Настоящих всегда было мало. Можно вообще назвать только два имени: Юрий Коваль в прозе и Олег Григорьев — в поэзии.

— То есть по какой-то вашей личной шкале это лучшие имена, вершины?

— Коваль, конечно, посильнее. Проза всегда сильнее стихов. Хотя Олег Григорьев — тоже вершина. Если его сейчас переиздать получше (с биографией в том числе) и побольше, сделать парочку ярких мультфильмов по нему, он войдет в обиход.

— Среди фотографий на стенах вашего кабинета я вижу только одно писательское лицо: портрет Бориса Заходера. Чем он для вас дорог и важен, что здесь было, кроме дружбы?

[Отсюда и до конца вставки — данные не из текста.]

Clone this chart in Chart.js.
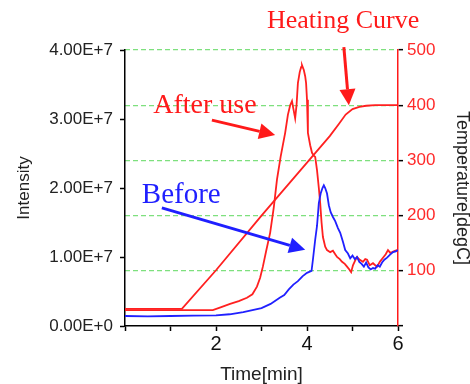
<!DOCTYPE html>
<html>
<head>
<meta charset="utf-8">
<script src="https://cdn.jsdelivr.net/npm/chart.js@4.4.1/dist/chart.umd.min.js"></script>
<style>
  html, body { margin: 0; padding: 0; background: #ffffff; }
  #wrap { width: 470px; height: 384px; position: relative; }
</style>
</head>
<body>
<div id="wrap"><canvas id="c" width="470" height="384"></canvas></div>
<script>
// ---- Data ----
const beforeTime = [0, 0.5, 1.0, 1.5, 2.0, 2.3, 2.6, 2.8, 3.0, 3.2, 3.4, 3.5, 3.6, 3.7, 3.8, 3.9, 4.0, 4.1, 4.13, 4.18, 4.22, 4.26, 4.30, 4.34, 4.37, 4.40, 4.44, 4.48, 4.52, 4.57, 4.62, 4.68, 4.73, 4.79, 4.84, 4.90, 4.95, 5.00, 5.05, 5.10, 5.15, 5.20, 5.25, 5.30, 5.35, 5.40, 5.45, 5.50, 5.55, 5.60, 5.65, 5.70, 5.76, 5.82, 5.89, 5.95, 6.0];
const beforeIntensity = [1.45e6, 1.40e6, 1.45e6, 1.50e6, 1.55e6, 1.70e6, 2.0e6, 2.3e6, 2.6e6, 3.2e6, 4.1e6, 4.5e6, 5.3e6, 6.0e6, 6.5e6, 7.2e6, 7.7e6, 8.0e6, 9.6e6, 12.5e6, 14.5e6, 17.8e6, 19.2e6, 20.0e6, 20.4e6, 20.0e6, 19.2e6, 17.5e6, 16.5e6, 15.8e6, 15.2e6, 14.2e6, 13.5e6, 12.2e6, 11.0e6, 10.5e6, 9.8e6, 10.2e6, 9.7e6, 10.0e6, 9.3e6, 9.0e6, 8.6e6, 9.2e6, 8.5e6, 8.2e6, 8.4e6, 8.3e6, 8.8e6, 8.6e6, 9.2e6, 9.6e6, 9.9e6, 10.3e6, 10.7e6, 10.8e6, 11.0e6];

const afterTime = [0, 1.0, 1.93, 2.1, 2.31, 2.5, 2.68, 2.8, 2.90, 2.97, 3.03, 3.1, 3.19, 3.27, 3.34, 3.42, 3.52, 3.58, 3.63, 3.67, 3.70, 3.74, 3.77, 3.80, 3.84, 3.87, 3.89, 3.93, 3.96, 3.98, 4.00, 4.02, 4.07, 4.11, 4.15, 4.18, 4.22, 4.26, 4.29, 4.32, 4.35, 4.40, 4.44, 4.51, 4.57, 4.62, 4.66, 4.72, 4.77, 4.83, 4.88, 4.93, 4.97, 5.01, 5.06, 5.10, 5.16, 5.23, 5.28, 5.32, 5.38, 5.45, 5.50, 5.54, 5.60, 5.67, 5.73, 5.78, 5.83, 5.87, 5.93, 5.98, 6.0];
const afterIntensity = [2.3e6, 2.3e6, 2.3e6, 2.7e6, 3.2e6, 3.6e6, 4.1e6, 4.6e6, 5.7e6, 7.0e6, 8.6e6, 10.8e6, 13.5e6, 17.2e6, 21.2e6, 24.5e6, 28.0e6, 30.6e6, 32.0e6, 32.6e6, 31.5e6, 30.1e6, 32.0e6, 35.2e6, 36.8e6, 37.5e6, 37.8e6, 37.1e6, 36.2e6, 35.2e6, 32.8e6, 28.0e6, 26.2e6, 25.1e6, 24.7e6, 24.5e6, 22.6e6, 20.0e6, 17.8e6, 15.0e6, 12.9e6, 11.5e6, 11.0e6, 10.7e6, 10.9e6, 10.4e6, 10.0e6, 9.7e6, 9.3e6, 9.0e6, 8.6e6, 8.2e6, 7.8e6, 8.8e6, 9.5e6, 10.0e6, 9.6e6, 9.3e6, 9.7e6, 9.6e6, 8.8e6, 9.1e6, 8.8e6, 8.6e6, 9.3e6, 9.9e6, 10.4e6, 11.0e6, 10.6e6, 10.7e6, 10.9e6, 11.0e6, 11.0e6];

const heatTime = [0, 1.25, 2.0, 3.0, 4.0, 4.5, 4.7, 4.85, 5.0, 5.15, 5.3, 5.5, 6.0];
const heatTemp = [31, 31, 101, 200, 296, 344, 366, 383, 393, 397, 399, 400, 400];

const xTicksShown = [2, 4, 6];
const tempTicksShown = [100, 200, 300, 400, 500];

// annotation anchors in data units (x: min, y: degC)
const labels = [
  { text: 'Heating Curve', x: 3.12, y: 540, color: '#ff1a1a', size: 26 },
  { text: 'After use', x: 0.62, y: 386, color: '#ff1a1a', size: 28 },
  { text: 'Before', x: 0.37, y: 223, color: '#1f1fff', size: 29 }
];
const arrows = [
  { from: [4.81, 505], to: [4.92, 400], color: '#ff1a1a' },
  { from: [1.91, 373], to: [3.30, 346], color: '#ff1a1a' },
  { from: [0.81, 214], to: [3.96, 138], color: '#1f1fff' }
];

const zip = (xs, ys) => xs.map((x, i) => ({ x: x, y: ys[i] }));

const SANS = '"Liberation Sans", Arial, sans-serif';
const SERIF = '"Liberation Serif", "Times New Roman", serif';

const overlay = {
  id: 'overlay',
  afterDraw(chart) {
    const ctx = chart.ctx;
    const xs = chart.scales.x, ts = chart.scales.y2;
    const ca = chart.chartArea;
    ctx.save();
    // axis titles
    ctx.fillStyle = '#222';
    ctx.textAlign = 'center';
    ctx.textBaseline = 'middle';
    ctx.font = '17px ' + SANS;
    ctx.save();
    ctx.translate(24, (ca.top + ca.bottom) / 2);
    ctx.rotate(-Math.PI / 2);
    ctx.fillText('Intensity', 0, 0);
    ctx.restore();

    ctx.font = '18px ' + SANS;
    ctx.save();
    ctx.translate(462, (ca.top + ca.bottom) / 2);
    ctx.rotate(Math.PI / 2);
    ctx.fillText('Temperature[degC]', 0, 0);
    ctx.restore();

    ctx.font = '19px ' + SANS;
    ctx.fillText('Time[min]', (ca.left + ca.right) / 2, 375);

    // annotation labels
    ctx.textAlign = 'left';
    ctx.textBaseline = 'alphabetic';
    labels.forEach(l => {
      ctx.font = l.size + 'px ' + SERIF;
      ctx.fillStyle = l.color;
      ctx.fillText(l.text, xs.getPixelForValue(l.x), ts.getPixelForValue(l.y));
    });

    // arrows
    arrows.forEach(a => {
      const x1 = xs.getPixelForValue(a.from[0]), y1 = ts.getPixelForValue(a.from[1]);
      const x2 = xs.getPixelForValue(a.to[0]), y2 = ts.getPixelForValue(a.to[1]);
      const ang = Math.atan2(y2 - y1, x2 - x1);
      const hl = 16, hw = 8;
      const bx = x2 - hl * Math.cos(ang), by = y2 - hl * Math.sin(ang);
      ctx.strokeStyle = a.color;
      ctx.fillStyle = a.color;
      ctx.lineWidth = 3;
      ctx.beginPath();
      ctx.moveTo(x1, y1);
      ctx.lineTo(bx, by);
      ctx.stroke();
      ctx.beginPath();
      ctx.moveTo(x2, y2);
      ctx.lineTo(bx + hw * Math.sin(ang), by - hw * Math.cos(ang));
      ctx.lineTo(bx - hw * Math.sin(ang), by + hw * Math.cos(ang));
      ctx.closePath();
      ctx.fill();
    });
    ctx.restore();
  }
};

new Chart(document.getElementById('c'), {
  type: 'line',
  data: {
    datasets: [
      { label: 'Before', data: zip(beforeTime, beforeIntensity), yAxisID: 'y', borderColor: '#2020ff', borderWidth: 1.8, pointRadius: 0, tension: 0, fill: false },
      { label: 'After use', data: zip(afterTime, afterIntensity), yAxisID: 'y', borderColor: '#ff2020', borderWidth: 1.8, pointRadius: 0, tension: 0, fill: false },
      { label: 'Heating Curve', data: zip(heatTime, heatTemp), yAxisID: 'y2', borderColor: '#ff2020', borderWidth: 1.8, pointRadius: 0, tension: 0, fill: false }
    ]
  },
  options: {
    responsive: false,
    animation: false,
    layout: { padding: { top: 50, left: 0, right: 0, bottom: 0 } },
    plugins: { legend: { display: false }, tooltip: { enabled: false }, title: { display: false } },
    scales: {
      x: {
        type: 'linear', position: 'bottom', min: 0, max: 6,
        afterFit: s => { s.height = 58; },
        ticks: {
          stepSize: 1, padding: 1, color: '#111', maxRotation: 0, autoSkip: false,
          font: { family: SANS, size: 20 },
          callback: v => xTicksShown.includes(v) ? String(v) : ''
        },
        grid: { drawOnChartArea: false, drawTicks: true, tickLength: 5, tickColor: '#000', tickWidth: 1.5 },
        border: { display: true, color: '#000', width: 1.5 }
      },
      y: {
        type: 'linear', position: 'left', min: 0, max: 4e7,
        afterFit: s => { s.width = 125; },
        ticks: {
          stepSize: 1e7, padding: 7, color: '#222',
          font: { family: SANS, size: 17 },
          callback: v => v === 0 ? '0.00E+0' : (v / 1e7).toFixed(2) + 'E+7'
        },
        grid: { drawOnChartArea: false, drawTicks: true, tickLength: 5, tickColor: '#000', tickWidth: 1.5 },
        border: { display: true, color: '#000', width: 1.5 }
      },
      y2: {
        type: 'linear', position: 'right', min: 0, max: 500,
        afterFit: s => { s.width = 72; },
        ticks: {
          stepSize: 100, padding: 4, color: '#ff2a2a',
          font: { family: SANS, size: 17 },
          callback: v => tempTicksShown.includes(v) ? String(v) : ''
        },
        grid: {
          drawOnChartArea: true, drawTicks: true, tickLength: 5, tickColor: '#000', tickWidth: 1.5,
          color: c => (c.tick && c.tick.value === 0) ? 'rgba(0,0,0,0)' : '#7ee07e',
          lineWidth: 1.3
        },
        border: { display: true, color: '#ff1a1a', width: 1.5, dash: [5, 3] }
      }
    }
  },
  plugins: [overlay]
});
</script>
</body>
</html>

— Когда меня сильно гнобили, не хотели печатать, Заходер оказался первым человеком, который отнесся ко мне серьезно. Он не просто говорил  «хорошо» или «плохо». Он говорил: вот здесь надо сделать так-то, а здесь — так-то.Когда я принес ему стихи в первый раз, он ничего не хвалил. Сказал так: «Стихи — средние, но парочку я попробую напечатать в „Мурзилке”, порекомендую». А когда я пришел к нему через полгода или год — с уже готовой к печати стихотворной книжкой, — он проворчал: «Если бы мне сказали, что человек за полгода может так вырасти, я бы не поверил».

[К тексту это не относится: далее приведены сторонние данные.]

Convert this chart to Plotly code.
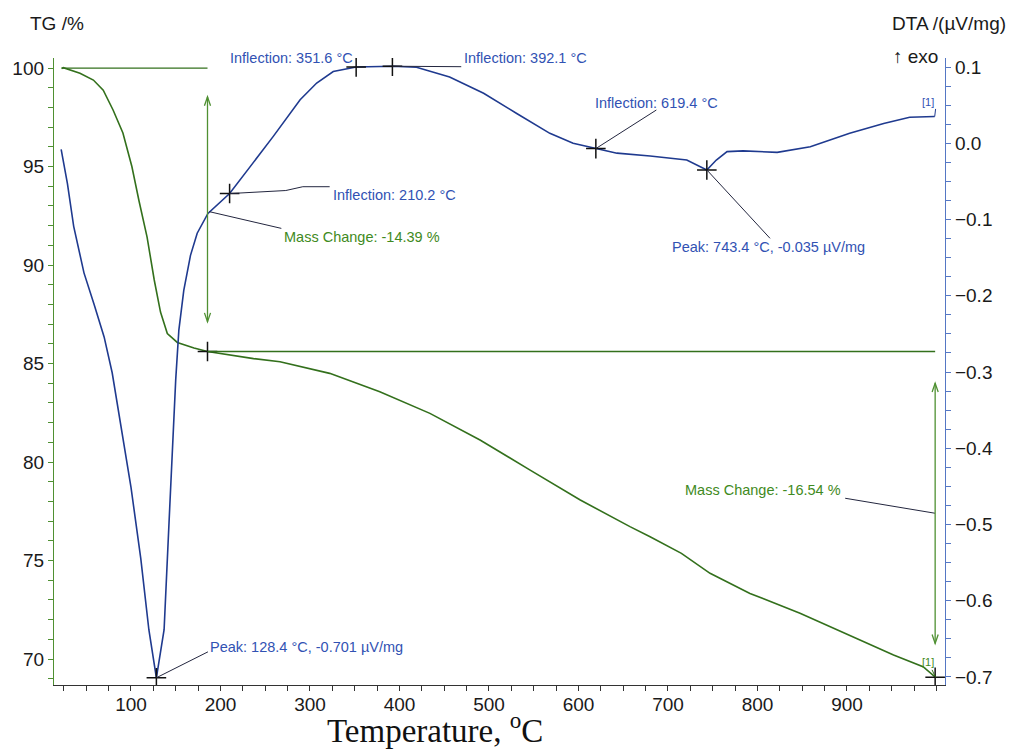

— А вы сами тогда почувствовали, что выросли?

— Да. Я старался запоминать все, что он говорил, слушал очень внимательно. Ведь как было: вот, я достиг уже какого-то уровня, пишу много, вовсю. Прихожу к Заходеру. Он смотрит и говорит: так нельзя рифмовать для детей.

Например, нельзя: «Вот почему в небольших городах жирафов не встретишь почти никогда». Надо так: «Вот почему еще есть города, где встретить жирафа нельзя никогда». Я такие вещи запоминал, и когда приходил через год, подобных ошибок у меня уже не было.

— Значит, можно сказать, что в каком-то смысле он ваш учитель.

— Безусловно. Противный, вредный, но учитель.

— А как отдельный детский писатель, остался ли он в литературе? Ну кроме перевода Алена Милна?

— У Заходера, как я понимаю, был один недостаток. У него был слишком большой мозг. Он придумывал идею и тут же ее гробил, потому что немедленно начинал вспоминать, у кого уже было что-то подобное. Он говорил мне в начале нашего общения: «Вы, Эдик, счастливый человек, вы ничего не знаете. Вы хотите, например, написать книжку, как человек боялся врачей, — а я сразу же вспоминаю, как это было сделано, скажем, у Милна или Доктора Сьюза, и не возьмусь ни за что. А вы беретесь, и у вас, к счастью, получается по-своему».